= Hardy Wright =

Scottish greyhound trainer

Hardy Wright (1893–1974) was a Scottish greyhound trainer. He was born in Kirkbean, Kirkcudbrightshire, and is the youngest child of Jack Wright and Mary Harriet Palin of Mersehead Farm, Kirkbean (now a RSPB nature reserve). Hardy Wright served with the Royal Navy during World War I, meeting his future wife in Portsmouth during this time.

He came to live at Watchhall, near Annan, Dumfries and Galloway, in the early 1920s, where he set up kennels with his father. Eventually, he took over the running of the kennels from his father. He later moved to Cummertrees House where he established his well-known kennels.

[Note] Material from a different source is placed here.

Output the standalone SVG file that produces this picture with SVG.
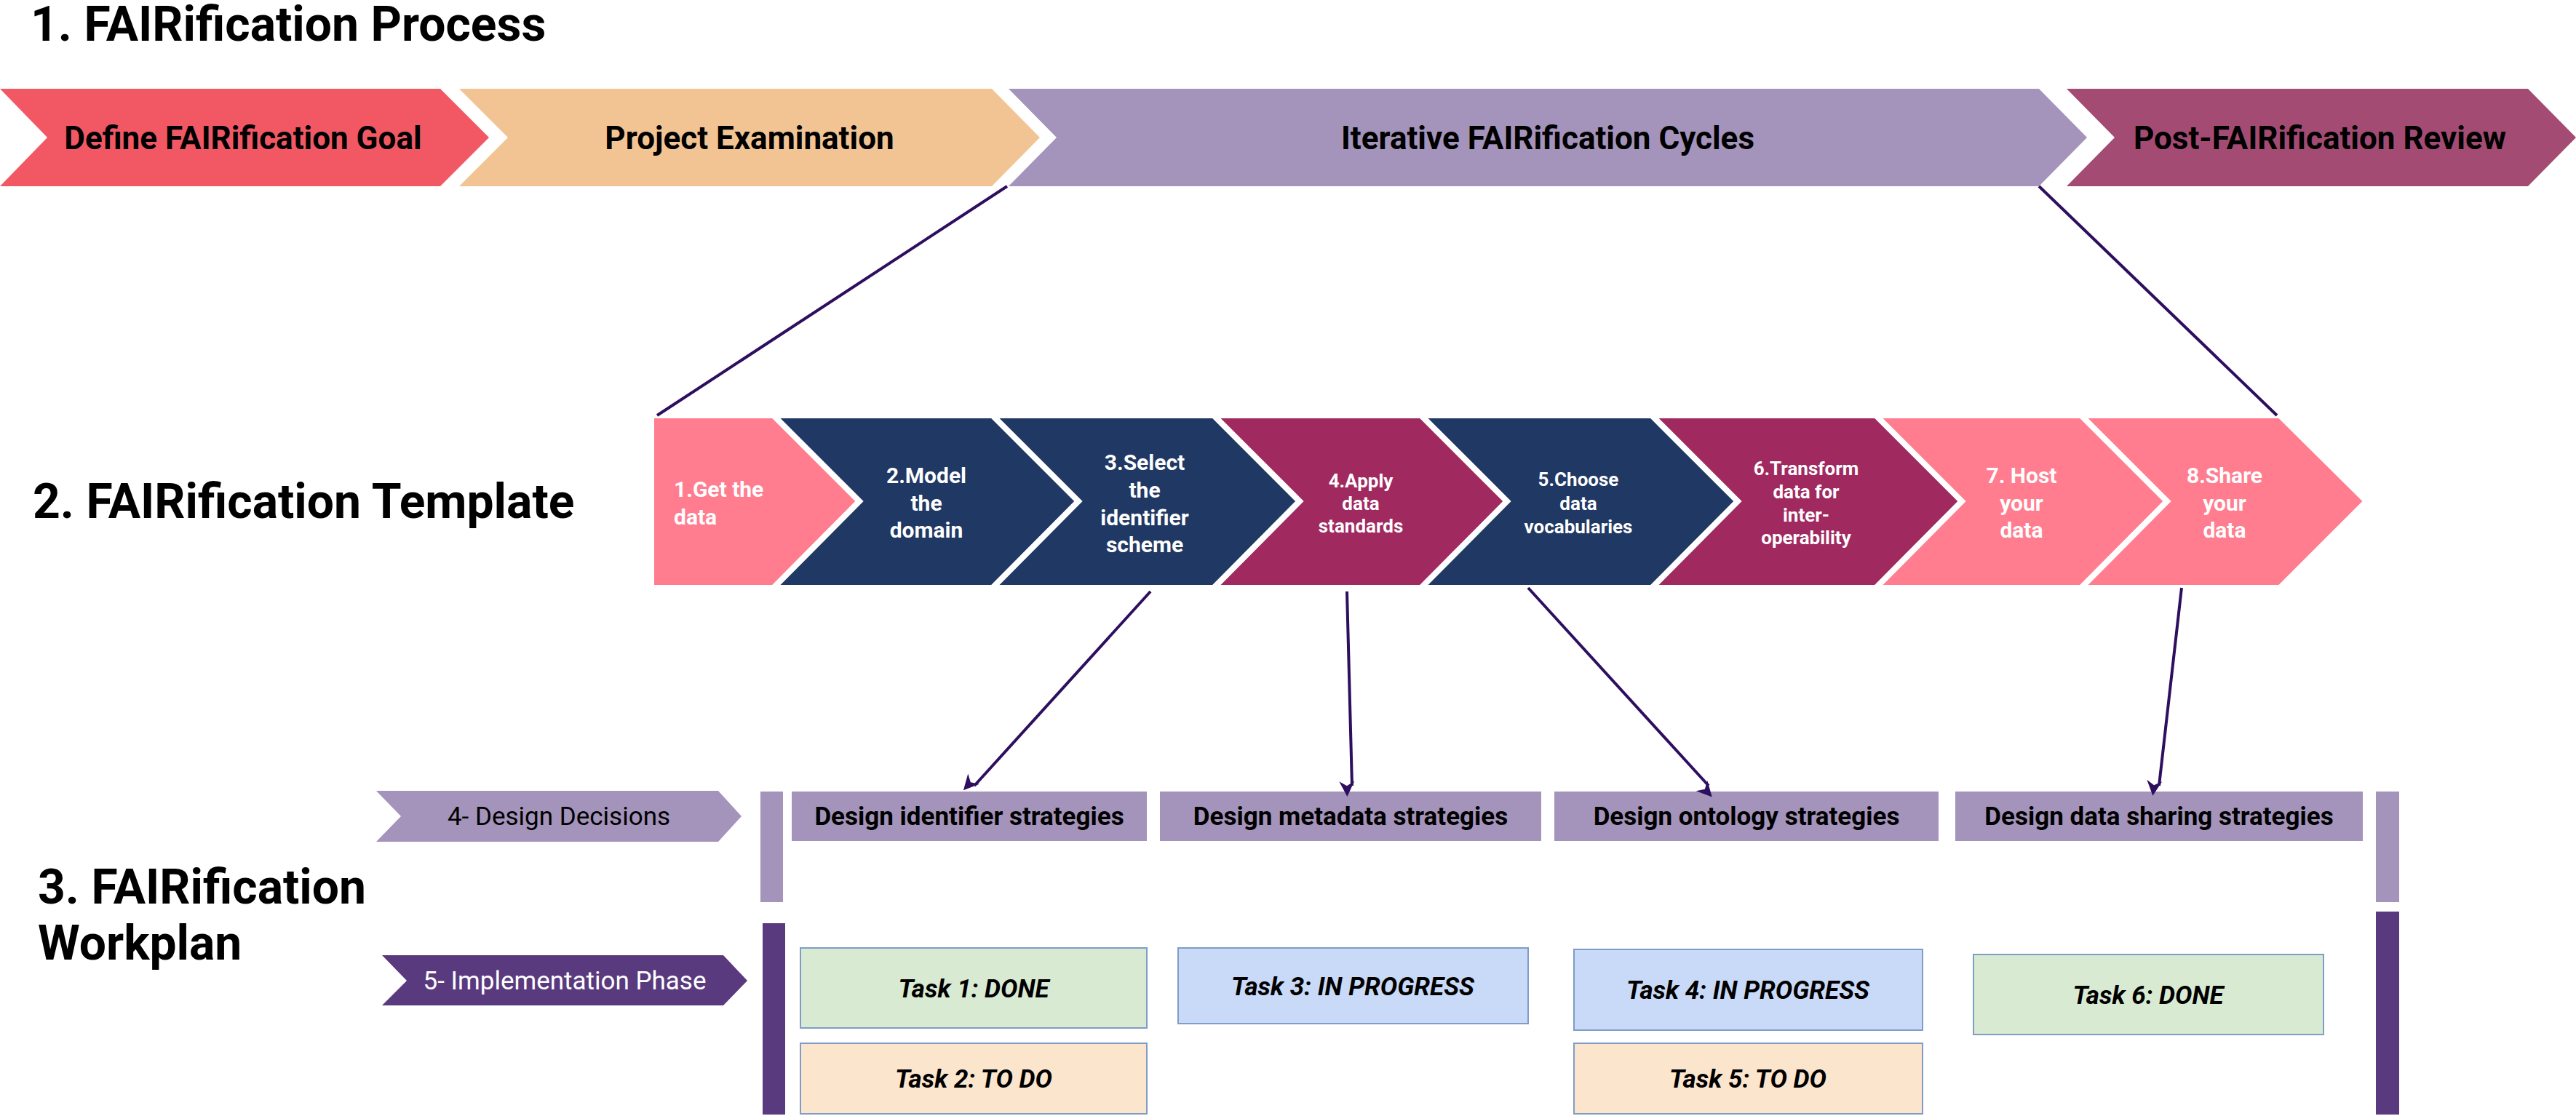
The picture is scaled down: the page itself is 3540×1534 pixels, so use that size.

In 1947, he had the runner-up in the Waterloo Cup hare coursing event with Mr. Walter Wilson's Western Water, but his greatest successes came in the mid-1950s. In 1954 and 1955, he won the coveted cup with Mr. Tom Noble's Cotton King and Mr. Truelove's Full Pete respectively.

The following year, he won the Barbican Cup with Mr. Walter Wilson's Well Away - the first time the cup had come to Scotland. He had other successes in the Waterloo Purse and Plate and the Barbican Plate.

He died at his home at Annan, aged 81. His cousin, Harold Wright, trained nine Waterloo Cup winners, an unbeaten performance.